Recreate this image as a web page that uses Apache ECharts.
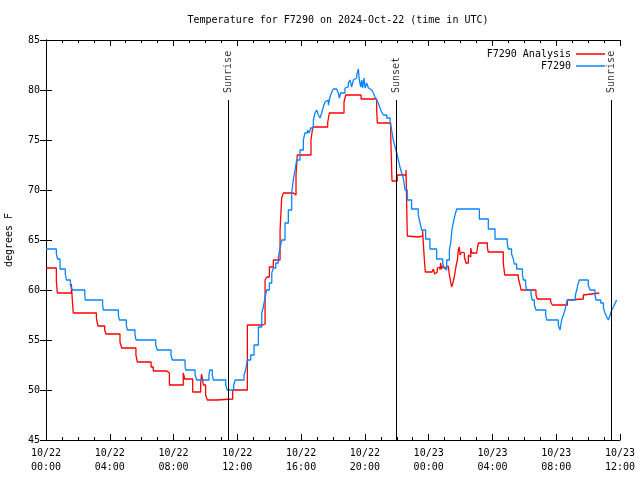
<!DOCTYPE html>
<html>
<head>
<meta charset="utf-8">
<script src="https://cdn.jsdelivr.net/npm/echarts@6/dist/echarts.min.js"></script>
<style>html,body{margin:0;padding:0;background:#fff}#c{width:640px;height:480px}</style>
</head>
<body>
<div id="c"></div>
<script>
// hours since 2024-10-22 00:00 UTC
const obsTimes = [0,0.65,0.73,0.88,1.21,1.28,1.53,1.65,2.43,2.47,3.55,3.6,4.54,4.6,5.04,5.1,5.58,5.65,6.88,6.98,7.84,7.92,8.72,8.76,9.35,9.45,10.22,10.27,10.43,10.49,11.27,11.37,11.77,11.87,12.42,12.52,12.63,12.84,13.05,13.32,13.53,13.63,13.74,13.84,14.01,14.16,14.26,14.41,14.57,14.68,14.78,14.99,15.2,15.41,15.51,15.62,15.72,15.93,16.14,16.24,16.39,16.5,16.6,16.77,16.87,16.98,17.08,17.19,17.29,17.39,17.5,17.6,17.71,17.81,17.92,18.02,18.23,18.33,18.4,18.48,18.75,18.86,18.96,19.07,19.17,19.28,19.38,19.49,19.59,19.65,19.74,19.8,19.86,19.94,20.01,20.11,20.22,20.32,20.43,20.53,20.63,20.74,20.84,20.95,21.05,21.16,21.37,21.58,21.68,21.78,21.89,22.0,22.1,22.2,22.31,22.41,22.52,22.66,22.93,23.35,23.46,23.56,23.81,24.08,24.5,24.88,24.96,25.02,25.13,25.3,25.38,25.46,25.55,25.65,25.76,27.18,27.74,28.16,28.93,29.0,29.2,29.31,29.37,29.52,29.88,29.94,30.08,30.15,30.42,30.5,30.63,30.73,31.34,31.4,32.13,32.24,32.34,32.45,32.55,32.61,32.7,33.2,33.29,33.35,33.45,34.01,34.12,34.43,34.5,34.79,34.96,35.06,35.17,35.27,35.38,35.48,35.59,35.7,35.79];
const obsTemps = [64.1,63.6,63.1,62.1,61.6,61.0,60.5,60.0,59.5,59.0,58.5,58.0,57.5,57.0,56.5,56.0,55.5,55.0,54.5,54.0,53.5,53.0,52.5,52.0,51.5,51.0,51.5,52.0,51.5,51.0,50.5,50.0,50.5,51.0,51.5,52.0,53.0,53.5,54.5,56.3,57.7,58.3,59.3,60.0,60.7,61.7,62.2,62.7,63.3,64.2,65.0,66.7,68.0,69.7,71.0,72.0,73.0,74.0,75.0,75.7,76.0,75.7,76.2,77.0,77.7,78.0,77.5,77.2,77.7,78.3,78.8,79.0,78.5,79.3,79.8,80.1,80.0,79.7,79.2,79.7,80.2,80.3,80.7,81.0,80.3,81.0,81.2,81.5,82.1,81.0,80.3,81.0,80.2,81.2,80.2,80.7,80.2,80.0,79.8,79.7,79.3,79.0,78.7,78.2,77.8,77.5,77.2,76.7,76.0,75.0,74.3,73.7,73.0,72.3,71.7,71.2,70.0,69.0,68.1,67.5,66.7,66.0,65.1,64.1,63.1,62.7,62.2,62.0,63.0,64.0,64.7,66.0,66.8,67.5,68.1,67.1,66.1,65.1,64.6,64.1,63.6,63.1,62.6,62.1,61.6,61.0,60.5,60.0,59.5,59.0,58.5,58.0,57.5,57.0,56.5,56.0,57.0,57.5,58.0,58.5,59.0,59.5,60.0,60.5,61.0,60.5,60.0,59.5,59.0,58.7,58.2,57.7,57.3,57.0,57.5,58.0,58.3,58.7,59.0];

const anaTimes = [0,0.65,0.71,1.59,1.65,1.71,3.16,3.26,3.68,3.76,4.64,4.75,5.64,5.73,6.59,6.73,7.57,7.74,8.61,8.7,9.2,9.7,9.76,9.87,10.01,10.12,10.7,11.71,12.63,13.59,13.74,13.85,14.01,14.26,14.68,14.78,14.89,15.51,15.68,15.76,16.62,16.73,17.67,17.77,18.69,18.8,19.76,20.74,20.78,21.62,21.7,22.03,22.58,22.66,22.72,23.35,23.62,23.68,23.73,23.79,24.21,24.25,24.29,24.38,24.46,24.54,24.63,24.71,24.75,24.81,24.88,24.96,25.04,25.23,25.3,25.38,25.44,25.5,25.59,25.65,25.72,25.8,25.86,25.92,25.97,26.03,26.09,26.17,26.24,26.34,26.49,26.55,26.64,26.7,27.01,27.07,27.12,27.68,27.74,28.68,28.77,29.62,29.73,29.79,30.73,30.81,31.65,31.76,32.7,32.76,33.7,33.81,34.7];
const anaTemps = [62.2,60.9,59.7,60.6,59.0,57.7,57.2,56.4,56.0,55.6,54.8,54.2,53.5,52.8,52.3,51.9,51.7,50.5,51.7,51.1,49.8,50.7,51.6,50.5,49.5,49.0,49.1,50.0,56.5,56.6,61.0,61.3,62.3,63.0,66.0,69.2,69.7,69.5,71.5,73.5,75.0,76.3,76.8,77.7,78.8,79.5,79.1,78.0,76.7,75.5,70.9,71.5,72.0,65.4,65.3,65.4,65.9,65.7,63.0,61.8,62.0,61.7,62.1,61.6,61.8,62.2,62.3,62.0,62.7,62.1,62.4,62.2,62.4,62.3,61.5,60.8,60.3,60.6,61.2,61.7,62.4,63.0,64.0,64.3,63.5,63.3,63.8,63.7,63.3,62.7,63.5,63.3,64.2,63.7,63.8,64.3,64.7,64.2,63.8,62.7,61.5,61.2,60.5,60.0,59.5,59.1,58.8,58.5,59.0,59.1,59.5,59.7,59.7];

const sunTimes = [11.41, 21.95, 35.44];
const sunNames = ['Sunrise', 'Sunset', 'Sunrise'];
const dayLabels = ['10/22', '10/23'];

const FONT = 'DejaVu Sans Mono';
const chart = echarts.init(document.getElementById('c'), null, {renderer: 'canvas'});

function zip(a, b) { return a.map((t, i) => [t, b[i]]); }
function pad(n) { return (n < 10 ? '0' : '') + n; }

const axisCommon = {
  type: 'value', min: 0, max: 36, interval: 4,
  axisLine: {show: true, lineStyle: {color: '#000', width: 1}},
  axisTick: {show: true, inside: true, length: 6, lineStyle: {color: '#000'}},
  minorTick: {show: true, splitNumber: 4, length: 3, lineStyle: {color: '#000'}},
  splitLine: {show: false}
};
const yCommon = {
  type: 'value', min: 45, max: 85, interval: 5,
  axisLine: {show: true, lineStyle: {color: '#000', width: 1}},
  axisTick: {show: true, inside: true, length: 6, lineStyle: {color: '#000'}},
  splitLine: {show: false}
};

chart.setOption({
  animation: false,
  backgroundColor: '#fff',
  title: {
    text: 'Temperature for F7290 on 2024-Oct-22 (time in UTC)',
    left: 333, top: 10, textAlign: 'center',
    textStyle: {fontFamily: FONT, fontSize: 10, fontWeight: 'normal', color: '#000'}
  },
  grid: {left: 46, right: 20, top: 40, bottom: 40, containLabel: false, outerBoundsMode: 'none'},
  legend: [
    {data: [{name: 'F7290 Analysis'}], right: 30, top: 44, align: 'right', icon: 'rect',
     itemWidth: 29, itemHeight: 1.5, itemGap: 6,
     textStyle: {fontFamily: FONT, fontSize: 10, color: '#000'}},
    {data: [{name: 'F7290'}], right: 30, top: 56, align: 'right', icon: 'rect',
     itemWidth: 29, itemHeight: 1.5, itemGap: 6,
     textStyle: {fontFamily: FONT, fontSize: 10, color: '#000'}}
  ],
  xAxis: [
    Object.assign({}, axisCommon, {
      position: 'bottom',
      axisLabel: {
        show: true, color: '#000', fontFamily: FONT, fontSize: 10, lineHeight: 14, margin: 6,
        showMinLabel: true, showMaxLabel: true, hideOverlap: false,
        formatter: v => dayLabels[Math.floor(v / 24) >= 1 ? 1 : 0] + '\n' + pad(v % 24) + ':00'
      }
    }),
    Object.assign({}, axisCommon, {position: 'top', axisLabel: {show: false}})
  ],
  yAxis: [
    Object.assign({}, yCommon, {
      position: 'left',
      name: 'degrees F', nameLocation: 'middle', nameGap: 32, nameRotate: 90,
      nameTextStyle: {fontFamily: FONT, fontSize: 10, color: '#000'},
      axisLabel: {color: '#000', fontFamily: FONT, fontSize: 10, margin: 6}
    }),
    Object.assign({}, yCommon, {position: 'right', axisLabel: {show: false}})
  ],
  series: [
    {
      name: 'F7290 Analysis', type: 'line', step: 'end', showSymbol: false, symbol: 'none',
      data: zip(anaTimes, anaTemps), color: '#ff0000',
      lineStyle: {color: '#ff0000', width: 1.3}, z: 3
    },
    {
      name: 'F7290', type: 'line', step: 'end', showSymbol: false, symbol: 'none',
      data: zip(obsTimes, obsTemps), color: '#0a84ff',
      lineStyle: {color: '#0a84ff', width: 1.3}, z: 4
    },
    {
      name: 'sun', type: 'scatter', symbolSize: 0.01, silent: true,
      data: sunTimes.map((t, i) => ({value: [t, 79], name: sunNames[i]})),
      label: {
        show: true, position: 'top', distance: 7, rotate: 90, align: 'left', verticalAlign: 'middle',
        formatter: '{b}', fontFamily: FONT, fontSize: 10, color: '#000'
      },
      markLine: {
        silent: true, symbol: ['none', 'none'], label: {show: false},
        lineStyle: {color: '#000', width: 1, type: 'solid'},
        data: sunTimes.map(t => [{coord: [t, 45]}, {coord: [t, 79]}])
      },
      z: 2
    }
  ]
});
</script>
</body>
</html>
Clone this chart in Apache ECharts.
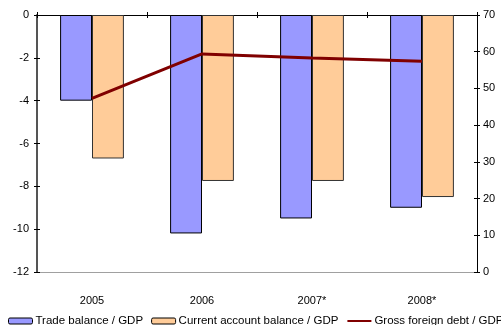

## Given request:
Give only the number of lines that include the word "this".

## Correct response:
2